Effect of slip-weakening distance on selected seismic source parameters of mining-induced fault-slip

Abstract

Fault-slip caused by mining activities in underground mines could cause severe damage to nearby mine openings due to seismic waves arising from the fault-slip. A better understanding of seismic source parameters, such as seismically radiated energy and the maximum slip rate, is of pivotal importance in estimating the damage induced by the fault-slip. It is widely recognized that dynamic behaviour of fault-slip is largely affected by slip-weakening behaviour. In the present study, the effect of the slip-weakening behaviour on selected seismic source parameters of fault-slip is investigated using a mine-wide numerical model encompassing a fault running parallel to an orebody.

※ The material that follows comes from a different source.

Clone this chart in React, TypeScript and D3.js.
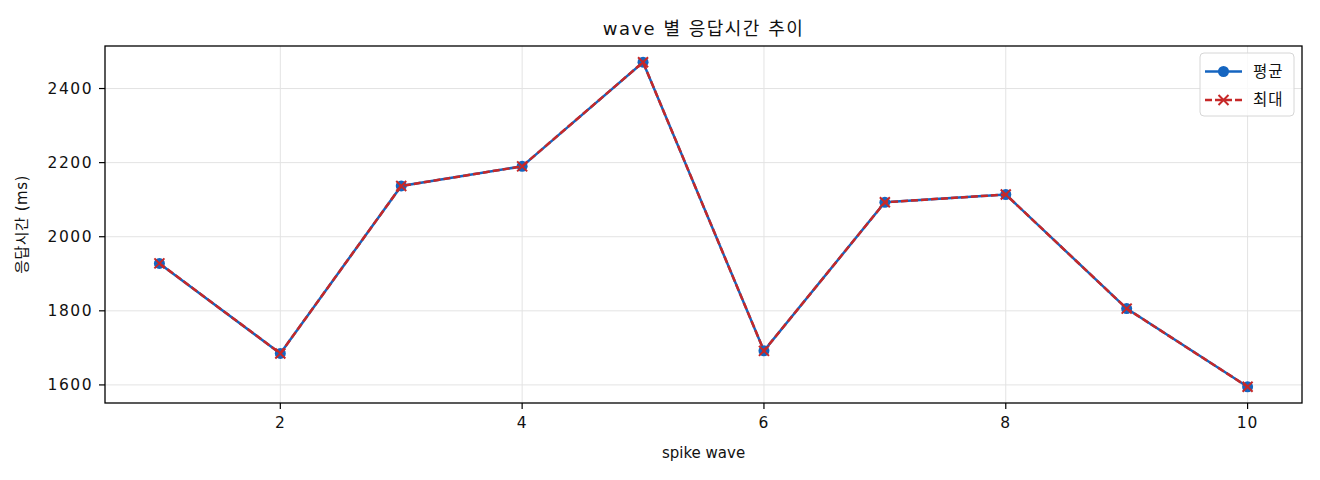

A linear slip-weakening law is employed in a parametrical study with respect to characteristic slip-weakening distance, d0, assuming two types of fault-slip: (a) zonal fault-slip taking place across the fault; (b) local fault-slip taking place within limited areas of the fault, i.e., it is assumed that fault-slip is arrested by surrounding rockmasses. Results obtained from the dynamic analysis indicate that seismically radiated energy and slip rates are significantly affected by d0 for both types of fault-slip. On the other hand, the seismic moment is susceptible to d0 only for zonal fault-slip, given that d0 is smaller than the maximum shear displacement increment during the fault-slip. These results imply that considering slip-weakening distance is critical in estimating seismically radiated energy and slip rates, whereas slip-weakening behaviour might not have a large influence on seismic moment of local fault-slip.